Media and Mass Atrocity: Lessons From Rwanda
To mark the 25 years that have passed since the Rwandan genocide, we’ll be discussing the role of media in times of civil conflict and mass atrocity. In the chair, BBC Africa Online reporter and Knight fellow Dickens Olewe will be talking to journalist and Horn of Africa expert Dr. Idil Osman alongside Simon Cottle and Alan Davis – two of the authors of a new publication by CIGI Press, Media and Mass Atrocity: the Rwanda Genocide and Beyond. We’ll also be hearing from Daniel Adamson and Aliaume Leroy, heading the Africa Eye team responsible for the Open Source Investigation, The Anatomy of a Killing.
It has been 25 years since Rwanda slid into the abyss. When human beings are at their worst — as they most certainly were in Rwanda during the 1994 genocide — the world needs the institutions of journalism and the media to be at their best. According to Media and Mass Atrocity, in Rwanda, they fell short.

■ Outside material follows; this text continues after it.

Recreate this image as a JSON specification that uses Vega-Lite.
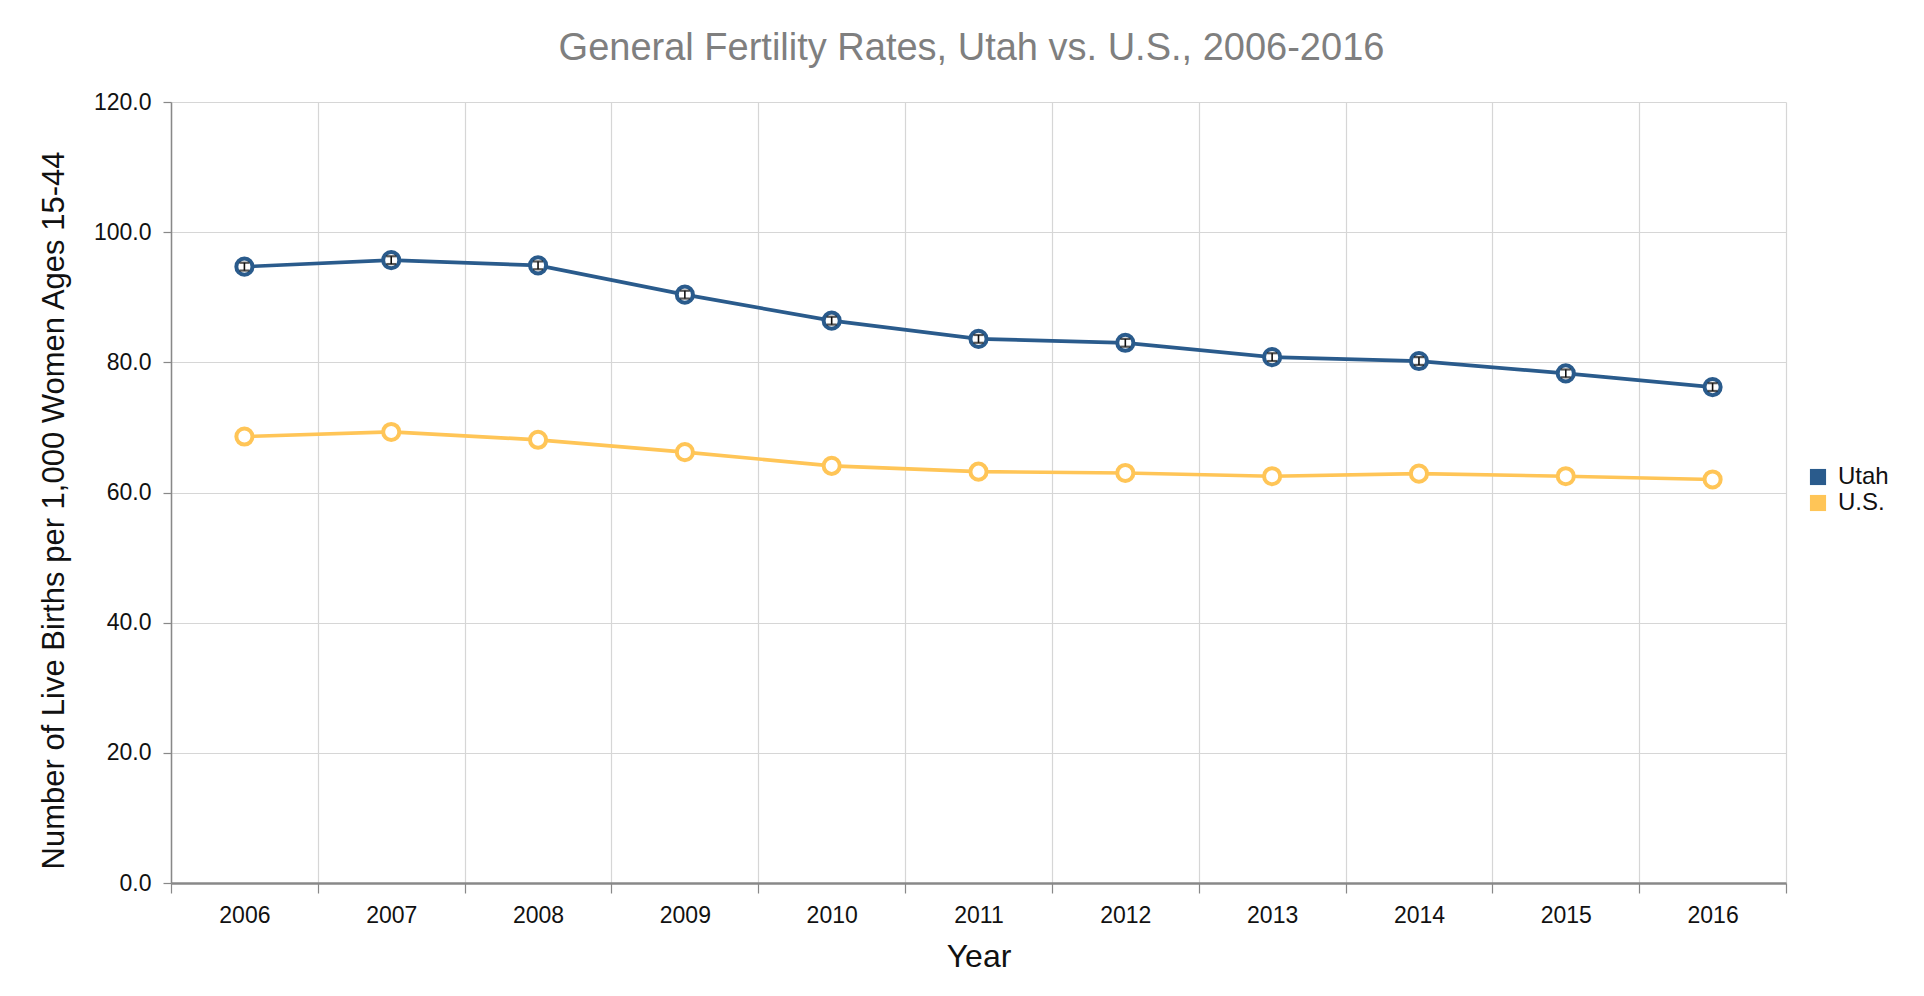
{
  "$schema": "https://vega.github.io/schema/vega-lite/v6.json",
  "width": 1615,
  "height": 781,
  "autosize": {"type": "none"},
  "padding": {"left": 171, "top": 102, "right": 138, "bottom": 113},
  "background": "white",
  "title": {
    "text": "General Fertility Rates, Utah vs. U.S., 2006-2016",
    "fontSize": 38,
    "font": "Liberation Sans",
    "fontWeight": "normal",
    "color": "#7f7f7f",
    "offset": 23,
    "dx": -7
  },
  "data": {
    "values": [
      {"Year": "2006", "Region": "Utah", "Rate": 94.7, "Lower": 94.1, "Upper": 95.3},
      {"Year": "2007", "Region": "Utah", "Rate": 95.7, "Lower": 95.1, "Upper": 96.3},
      {"Year": "2008", "Region": "Utah", "Rate": 94.9, "Lower": 94.3, "Upper": 95.5},
      {"Year": "2009", "Region": "Utah", "Rate": 90.4, "Lower": 89.8, "Upper": 91.0},
      {"Year": "2010", "Region": "Utah", "Rate": 86.4, "Lower": 85.8, "Upper": 87.0},
      {"Year": "2011", "Region": "Utah", "Rate": 83.6, "Lower": 83.0, "Upper": 84.2},
      {"Year": "2012", "Region": "Utah", "Rate": 83.0, "Lower": 82.4, "Upper": 83.6},
      {"Year": "2013", "Region": "Utah", "Rate": 80.8, "Lower": 80.2, "Upper": 81.4},
      {"Year": "2014", "Region": "Utah", "Rate": 80.2, "Lower": 79.6, "Upper": 80.8},
      {"Year": "2015", "Region": "Utah", "Rate": 78.3, "Lower": 77.7, "Upper": 78.9},
      {"Year": "2016", "Region": "Utah", "Rate": 76.2, "Lower": 75.6, "Upper": 76.8},
      {"Year": "2006", "Region": "U.S.", "Rate": 68.6},
      {"Year": "2007", "Region": "U.S.", "Rate": 69.3},
      {"Year": "2008", "Region": "U.S.", "Rate": 68.1},
      {"Year": "2009", "Region": "U.S.", "Rate": 66.2},
      {"Year": "2010", "Region": "U.S.", "Rate": 64.1},
      {"Year": "2011", "Region": "U.S.", "Rate": 63.2},
      {"Year": "2012", "Region": "U.S.", "Rate": 63.0},
      {"Year": "2013", "Region": "U.S.", "Rate": 62.5},
      {"Year": "2014", "Region": "U.S.", "Rate": 62.9},
      {"Year": "2015", "Region": "U.S.", "Rate": 62.5},
      {"Year": "2016", "Region": "U.S.", "Rate": 62.0}
    ]
  },
  "encoding": {
    "x": {
      "field": "Year",
      "type": "ordinal",
      "scale": {"type": "band", "paddingInner": 0, "paddingOuter": 0},
      "axis": {
        "title": "Year",
        "labelAngle": 0,
        "tickBand": "extent",
        "grid": true,
        "gridColor": "#d6d6d6",
        "gridWidth": 1.2,
        "domainColor": "#888888",
        "domainWidth": 2.5,
        "tickColor": "#888888",
        "tickWidth": 1.2,
        "tickSize": 10,
        "labelPadding": 11,
        "labelFontSize": 23,
        "labelColor": "#111111",
        "titleFontSize": 32,
        "titleFontWeight": "normal",
        "titleColor": "#111111",
        "titlePadding": 14
      }
    }
  },
  "layer": [
    {
      "mark": {"type": "line", "strokeWidth": 3.7},
      "encoding": {
        "y": {
          "field": "Rate",
          "type": "quantitative",
          "scale": {"domain": [0, 120]},
          "axis": {
            "title": "Number of Live Births per 1,000 Women Ages 15-44",
            "values": [0, 20, 40, 60, 80, 100, 120],
            "format": ".1f",
            "grid": true,
            "gridColor": "#d6d6d6",
            "gridWidth": 1.2,
            "domainColor": "#888888",
            "domainWidth": 1.5,
            "tickColor": "#888888",
            "tickWidth": 1.2,
            "tickSize": 8,
            "labelPadding": 12,
            "labelFontSize": 23,
            "labelColor": "#111111",
            "titleFontSize": 31,
            "titleFontWeight": "normal",
            "titleColor": "#111111",
            "titlePadding": 23,
            "titleY": 408
          }
        },
        "color": {
          "field": "Region",
          "type": "nominal",
          "scale": {"domain": ["Utah", "U.S."], "range": ["#2A5B8C", "#FFC557"]},
          "legend": {
            "title": null,
            "orient": "none",
            "legendX": 1635,
            "legendY": 363,
            "symbolType": "square",
            "symbolSize": 260,
            "labelFontSize": 24,
            "labelColor": "#111111",
            "rowPadding": 2,
            "padding": 0,
            "labelOffset": 8,
            "encode": {
              "symbols": {
                "update": {
                  "fill": {"scale": "color", "field": "value"},
                  "fillOpacity": {"value": 1},
                  "strokeWidth": {"value": 0}
                }
              }
            }
          }
        }
      }
    },
    {
      "mark": {"type": "point", "filled": false, "fill": "white", "fillOpacity": 1, "size": 260, "strokeWidth": 4, "opacity": 1},
      "encoding": {
        "y": {"field": "Rate", "type": "quantitative", "title": "Number of Live Births per 1,000 Women Ages 15-44"},
        "color": {"field": "Region", "type": "nominal"}
      }
    },
    {
      "transform": [{"filter": "datum.Region === 'Utah'"}],
      "mark": {"type": "errorbar", "color": "#111111", "ticks": {"size": 10, "thickness": 2.2}, "rule": {"strokeWidth": 1.6}},
      "encoding": {
        "y": {"field": "Lower", "type": "quantitative", "title": "Number of Live Births per 1,000 Women Ages 15-44"},
        "y2": {"field": "Upper"}
      }
    }
  ],
  "config": {
    "font": "Liberation Sans",
    "view": {"stroke": null}
  }
}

Confronted by Rwanda’s horrors, international news media at times turned away, or muddled the story when they did pay attention by casting it in a formulaic way as anarchic tribal warfare rather than an organised genocide. Hate media outlets in Rwanda played a role in laying the groundwork for genocide, and then encouraged the extermination campaign.
The global media landscape has been utterly transformed since 1994. The first information and images of atrocities are now often transmitted via social media, by citizen journalists or eyewitnesses – enabled by the ubiquity of mobile phones. The increasing difficulty of journalists accessing conflict areas is forcing the media to innovate new ways of verifying, covering and understanding events.
And in many quarters, the traditional news media business model continues to founder. Against that backdrop, it is more important than ever to examine the nexus between the media and the forces of mass atrocity.
Social media tools can be used to inform and engage, but also – in an echo of hate radio in Rwanda – can be used to demonize opponents and mobilize extremism. We are left with many troubling questions, still unresolved despite the passage of time since Rwanda.
The panel will be preceded by some opening marks by the book’s editor, Allan Thompson.
Dickens Olewe is a Kenyan journalist working for the BBC, and a 2015 John S. Knight journalism fellow at Stanford University. During his fellowship he organised the first ever drone journalism conference, held in Silicon Valley with support from Center for Investigative Reporting and News Lab at Google. His interest is in using new technology for storytelling and integrating the public in the news reporting process. He contributes to BBC’s Future of News Report. He was part of the team of journalists chosen by Deutsche Welle Academy to develop a manifesto on how to use digital technology to promote freedom of expression in the global south. He also runs The Dickens Olewe podcast where he interviews guests on media, politics and technology in Africa. The latest podcast is a four-part series looking at the East African Community as it celebrates its 20th anniversary this year.
Idil Osman has worked for over 12 years as a national and international journalist for the BBC, the Guardian and the Voice of America, spending the majority of her career covering stories from the Horn of Africa. Through her work, she has developed a vast network of media contacts including those based in the region and the diaspora. She has authored publications that focus on media, migration, development, conflicts in the Horn of Africa and diaspora communities in Europe. She completed her PhD in Journalism and is an expert on diasporic media and development communications.
Simon Cottle, professor of media and communications at the School of Journalism, Media and Cultural Studies at Cardiff University, will reflect on what’s changed in the world of humanitarian crises and communications since the Rwandan genocide of 1994. He argues that today’s more complex and rapidly changing communications environment can open up new possibilities for progressive intervention prior to, during and following such murderous collective events.
Alan Davis, Asia and Eurasia Director of the Institute for War & Peace Reporting, will explain how hate media online in Myanmar – primarily on Facebook – grew out of a history of hate media prior to the explosion in internet access of recent years. Davis, who designed and led a media monitoring and reporting project on hate speech in Myanmar for IWPR, argues that the international community could and should have been better prepared and intervened sooner to reduce the impact of this hate media. He also attributes some of the hate media to the lack of media professionalism in a society accustomed to decades of oppressive censorship.